Take a drive up Bellmore Road from Parkway School and glance at the street names: Rowehl Drive, Hilda Street, Granz Court. These German-influenced names are the result of land sales from a prominent farming family on East Meadow's eastern edge. The Rowehl family owned 219 acres south of Hempstead Turnpike and, for four generations, became a significant part of the local economy and culture. In 1854, Diedrich Gerhard Rowehl purchased the land from Theodore and Pauline Pietycker. Their task was to clear the thick brush that covered the entire Hempstead, or "Brushy", Plains area and make the land suitable for farming.
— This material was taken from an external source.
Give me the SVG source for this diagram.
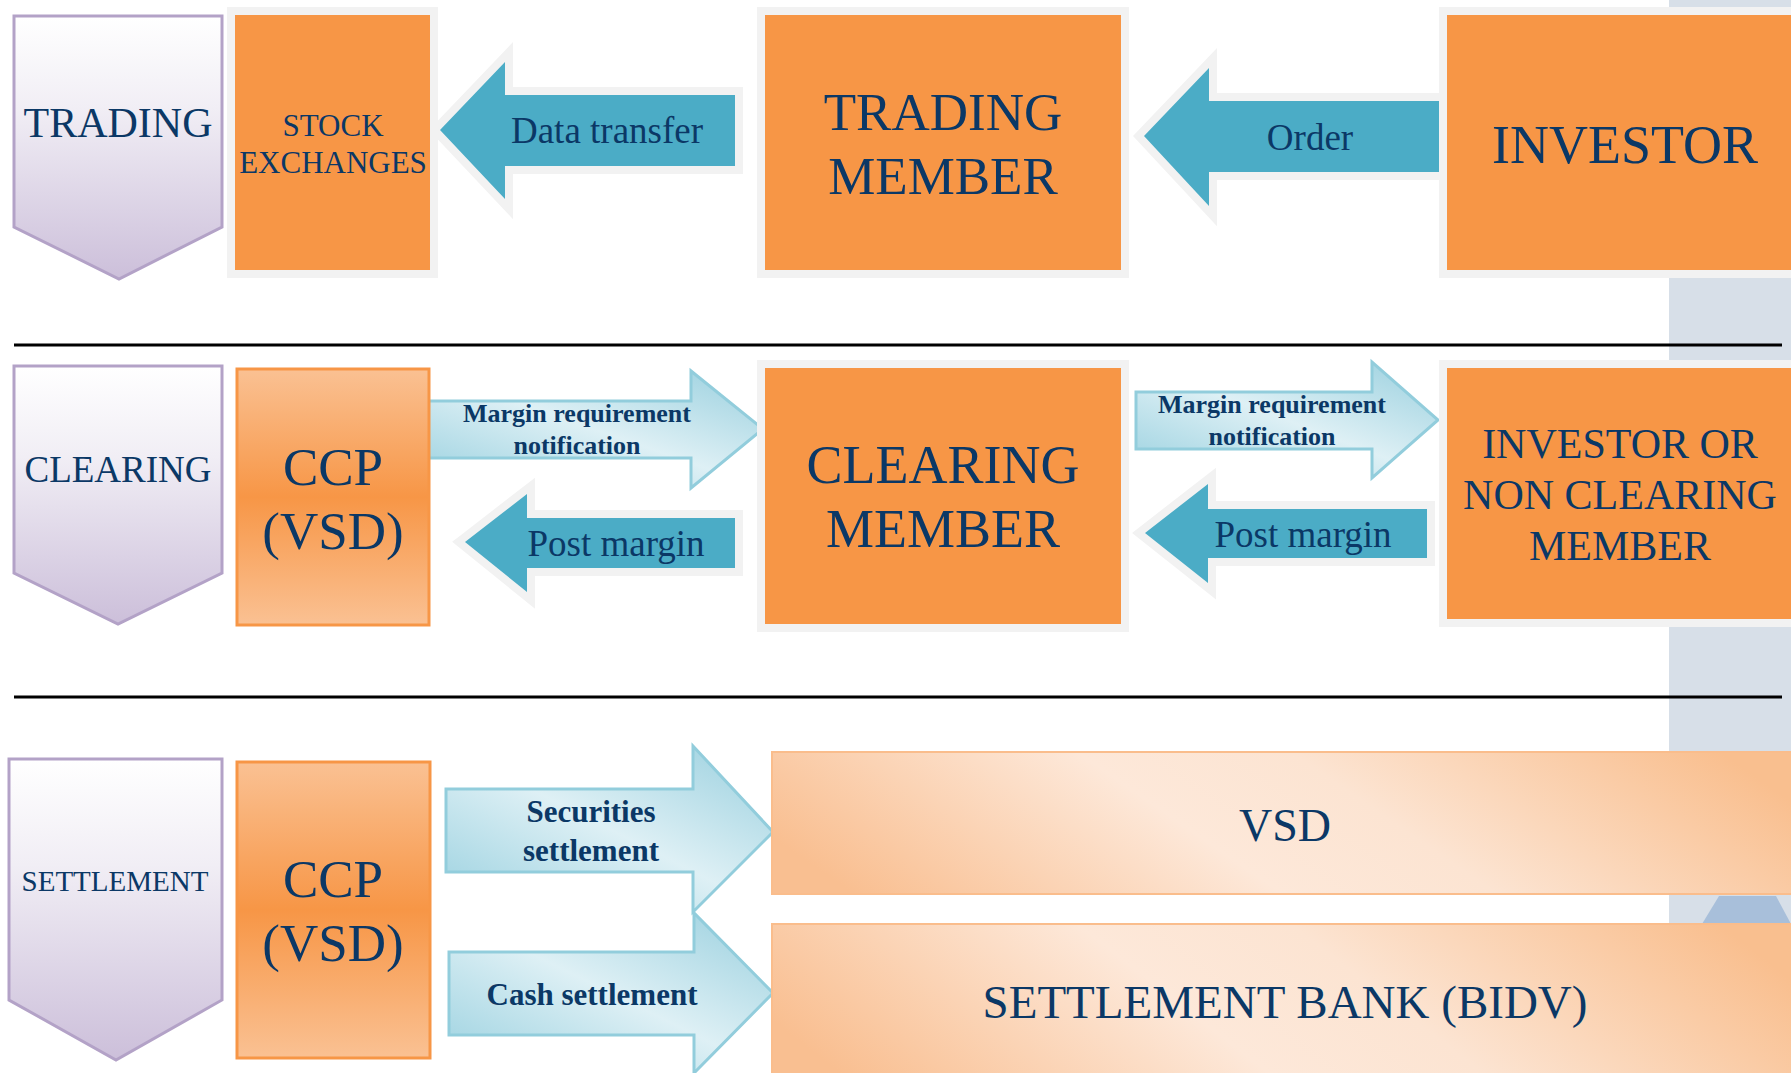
<svg xmlns="http://www.w3.org/2000/svg" width="1791" height="1073" viewBox="0 0 1791 1073">
<defs>
<linearGradient id="chev" x1="0" y1="0" x2="0" y2="1">
<stop offset="0" stop-color="#ffffff"/><stop offset="0.35" stop-color="#f1eef5"/><stop offset="1" stop-color="#ccbfda"/>
</linearGradient>
<linearGradient id="ccp" x1="0" y1="0" x2="0" y2="1">
<stop offset="0" stop-color="#fac193"/><stop offset="0.5" stop-color="#f79646"/><stop offset="1" stop-color="#fac193"/>
</linearGradient>
<linearGradient id="light" x1="0" y1="1" x2="1" y2="0">
<stop offset="0" stop-color="#98d0df"/><stop offset="0.5" stop-color="#def0f5"/><stop offset="1" stop-color="#98cfde"/>
</linearGradient>
<linearGradient id="peach" x1="0" y1="0.6" x2="1" y2="0.4">
<stop offset="0" stop-color="#f9bf91"/><stop offset="0.4" stop-color="#fde8d9"/><stop offset="0.6" stop-color="#fce4d2"/><stop offset="1" stop-color="#f9bf8f"/>
</linearGradient>
<style>
.t{font-family:"Liberation Serif","Times New Roman",serif;fill:#0b3866;text-anchor:middle}
.b{font-weight:bold}
.chev{fill:url(#chev);stroke:#b3a2c7;stroke-width:3}
.box{fill:#f79646;stroke:#f2f2f2;stroke-width:8}
.ccp{fill:url(#ccp);stroke:#f79646;stroke-width:3}
.peach{fill:url(#peach);stroke:#fabd8c;stroke-width:2}
.blue{fill:#4bacc6;stroke:#f2f2f2;stroke-width:16;paint-order:stroke;stroke-linejoin:miter;stroke-miterlimit:10}
.lt{fill:url(#light);stroke:#92cddc;stroke-width:3}
.sep{stroke:#000;stroke-width:3}
</style>
</defs>
<rect x="0" y="0" width="1791" height="1073" fill="#ffffff"/>
<g id="backdrop">
<rect x="1669" y="0" width="122" height="930" fill="#d7dfe8"/>
<polygon points="1719,896 1776,896 1791,924 1702,924" fill="#a8bfda"/>
</g>
<g id="separators">
<line class="sep" x1="14" y1="345" x2="1782" y2="345"/>
<line class="sep" x1="14" y1="697" x2="1782" y2="697"/>
</g>
<g id="connectors">
<polygon class="blue" points="440,130 505,62 505,95 735,95 735,166 505,166 505,199"/>
<text class="t" x="607" y="143" font-size="37">Data transfer</text>
<polygon class="blue" points="1144,136 1209,68 1209,101 1450,101 1450,172 1209,172 1209,206"/>
<text class="t" x="1310" y="150" font-size="37">Order</text>
<polygon class="lt" points="427,401 691,401 691,371 763,429 691,488 691,458 427,458"/>
<text class="t b" x="577" y="422" font-size="26">Margin requirement</text>
<text class="t b" x="577" y="454" font-size="26">notification</text>
<polygon class="blue" points="465,542 527,494 527,518 735,518 735,568 527,568 527,592"/>
<text class="t" x="616" y="556" font-size="37">Post margin</text>
<polygon class="lt" points="1136,392 1372,392 1372,362 1438,420 1372,478 1372,449 1136,449"/>
<text class="t b" x="1272" y="413" font-size="26">Margin requirement</text>
<text class="t b" x="1272" y="445" font-size="26">notification</text>
<polygon class="blue" points="1145,533 1208,484 1208,509 1427,509 1427,558 1208,558 1208,583"/>
<text class="t" x="1303" y="547" font-size="37">Post margin</text>
<polygon class="lt" points="446,789 693,789 693,746 773,832 693,912 693,872 446,872"/>
<text class="t b" x="591" y="822" font-size="31">Securities</text>
<text class="t b" x="591" y="861" font-size="31">settlement</text>
<polygon class="lt" points="449,952 694,952 694,913 773,993 694,1073 694,1035 449,1035"/>
<text class="t b" x="592" y="1005" font-size="31">Cash settlement</text>
</g>
<g id="trading-label">
<polygon class="chev" points="14,16 222,16 222,227 119,279 14,227"/>
<text class="t" x="118" y="137" font-size="42">TRADING</text>
</g>
<g id="stock-exchanges">
<rect class="box" x="231" y="11" width="203" height="263"/>
<text class="t" x="333" y="136" font-size="31">STOCK</text>
<text class="t" x="333" y="173" font-size="31">EXCHANGES</text>
</g>
<g id="trading-member">
<rect class="box" x="761" y="11" width="364" height="263"/>
<text class="t" x="943" y="130" font-size="53">TRADING</text>
<text class="t" x="943" y="194" font-size="53">MEMBER</text>
</g>
<g id="investor">
<rect class="box" x="1443" y="11" width="400" height="263"/>
<text class="t" x="1625" y="163" font-size="54">INVESTOR</text>
</g>
<g id="clearing-label">
<polygon class="chev" points="14,366 222,366 222,573 118,624 14,573"/>
<text class="t" x="118" y="482" font-size="37">CLEARING</text>
</g>
<g id="ccp-clearing">
<rect class="ccp" x="237" y="369" width="192" height="256"/>
<text class="t" x="333" y="485" font-size="53">CCP</text>
<text class="t" x="333" y="549" font-size="53">(VSD)</text>
</g>
<g id="clearing-member">
<rect class="box" x="761" y="364" width="364" height="264"/>
<text class="t" x="943" y="483" font-size="54">CLEARING</text>
<text class="t" x="943" y="547" font-size="54">MEMBER</text>
</g>
<g id="investor-ncm">
<rect class="box" x="1443" y="364" width="400" height="259"/>
<text class="t" x="1620" y="458" font-size="42">INVESTOR OR</text>
<text class="t" x="1620" y="509" font-size="42">NON CLEARING</text>
<text class="t" x="1620" y="560" font-size="42">MEMBER</text>
</g>
<g id="settlement-label">
<polygon class="chev" points="9,759 222,759 222,1000 116,1060 9,1000"/>
<text class="t" x="115" y="891" font-size="29">SETTLEMENT</text>
</g>
<g id="ccp-settlement">
<rect class="ccp" x="237" y="762" width="193" height="296"/>
<text class="t" x="333" y="897" font-size="53">CCP</text>
<text class="t" x="333" y="961" font-size="53">(VSD)</text>
</g>
<g id="vsd">
<rect class="peach" x="772" y="752" width="1030" height="142"/>
<text class="t" x="1285" y="841" font-size="46">VSD</text>
</g>
<g id="settlement-bank">
<rect class="peach" x="772" y="924" width="1030" height="160"/>
<text class="t" x="1285" y="1018" font-size="47">SETTLEMENT BANK (BIDV)</text>
</g>
</svg>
The original homestead was constructed — and still stands — at 177 Bellmore Road.
Potatoes were king on the fields of East Meadow, Island Trees, Hicksville, and Jerusalem: the healthy crop was cultivated and used locally. The Rowehls subsisted selling potatoes and hay to places like Cooper's Field in Hempstead. Forty-eight descendants of the original settler made their homes on the property and worked in the family's farming business. The Rowehl and Granz families became notable for a large nursery that included greenhouses, barns, and a windmill for power. They were "truck farmers" and made their living off the ever-growing New York City population's need for food. The vegetables they grew were taken by horse, and later by motor vehicle, to Wallabout Market in Brooklyn for sale. A simple trip to the Brooklyn marketplace could take nine hours. Other businesses in East Meadow did the same.
By the 1890s, business was booming. The Queens County Sentinel reported in 1897 that "Messrs. Rowehl & Granz, the enterprising nurserymen, are doing a rushing business in shrubs and fruit trees . . ." The writers urged "lovers of the beautiful" to visit the family's nurseries. The following year, the paper reported that they "are busily engaged in placing trees and plants around the premises of O.H.P. Belmont." Belmont's mansion on Front Street was no small matter!